> [Stated task]:
Lines containing the string "matplotlib" are to be counted; report the total by itself.

> [Raw data]:
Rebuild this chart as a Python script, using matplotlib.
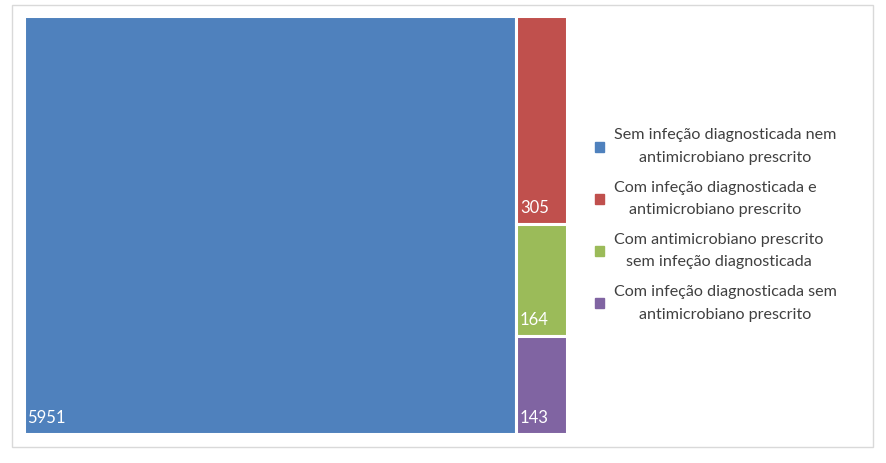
import matplotlib
matplotlib.use("Agg")
import matplotlib.pyplot as plt
from matplotlib.patches import Rectangle

categories = [
    "Sem infeção diagnosticada nem\nantimicrobiano prescrito",
    "Com infeção diagnosticada e\nantimicrobiano prescrito",
    "Com antimicrobiano prescrito\nsem infeção diagnosticada",
    "Com infeção diagnosticada sem\nantimicrobiano prescrito",
]
values = [5951, 305, 164, 143]
colors = ["#4F81BD", "#C0504D", "#9BBB59", "#8064A2"]

plt.rcParams['font.family'] = ['Lato', 'DejaVu Sans']

W, H = 886, 463
fig = plt.figure(figsize=(W / 100, H / 100), dpi=100)

# outer frame
fig.patches.append(Rectangle((12 / W, 1 - 447 / H), (873 - 12) / W, (447 - 5) / H,
                             transform=fig.transFigure, fill=False,
                             edgecolor="#d9d9d9", linewidth=1))

ax = fig.add_axes([24 / W, 1 - 434 / H, 543 / W, 418 / H])
ax.set_xlim(0, 1)
ax.set_ylim(0, 1)
ax.axis("off")

total = sum(values)
w0 = values[0] / total
rects = [(0, 0, w0, 1)]
rest = sum(values[1:])
top = 1.0
for v in values[1:]:
    h = v / rest
    rects.append((w0, top - h, 1 - w0, h))
    top -= h

handles = []
for (x, y, w, h), v, c, lab in zip(rects, values, colors, categories):
    ax.add_patch(Rectangle((x, y), w, h, facecolor=c, edgecolor="white", linewidth=2.2))
    ax.annotate(str(v), xy=(x, y), xytext=(2.5, 6), textcoords="offset points",
                color="white", fontsize=12, ha="left", va="bottom")
    handles.append(Rectangle((0, 0), 1, 1, facecolor=c, edgecolor=c, label=lab))

leg = fig.legend(handles=handles, loc="center left", bbox_to_anchor=(580 / W, 1 - 225 / H),
                 frameon=False, fontsize=11.6, handlelength=0.6, handleheight=0.6,
                 handletextpad=0.6, labelspacing=0.95, labelcolor="#404040")
for t in leg.get_texts():
    t.set_multialignment("center")
    t.set_linespacing(1.8)

fig.savefig("out.png", dpi=100)
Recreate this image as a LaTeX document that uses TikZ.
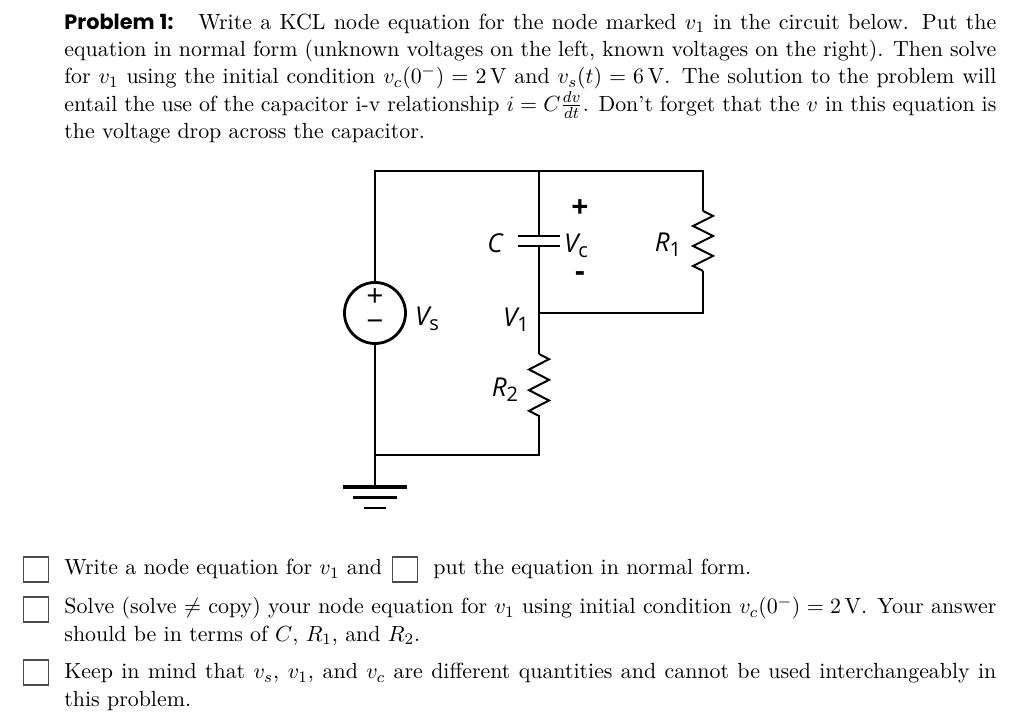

> [Final result]:
5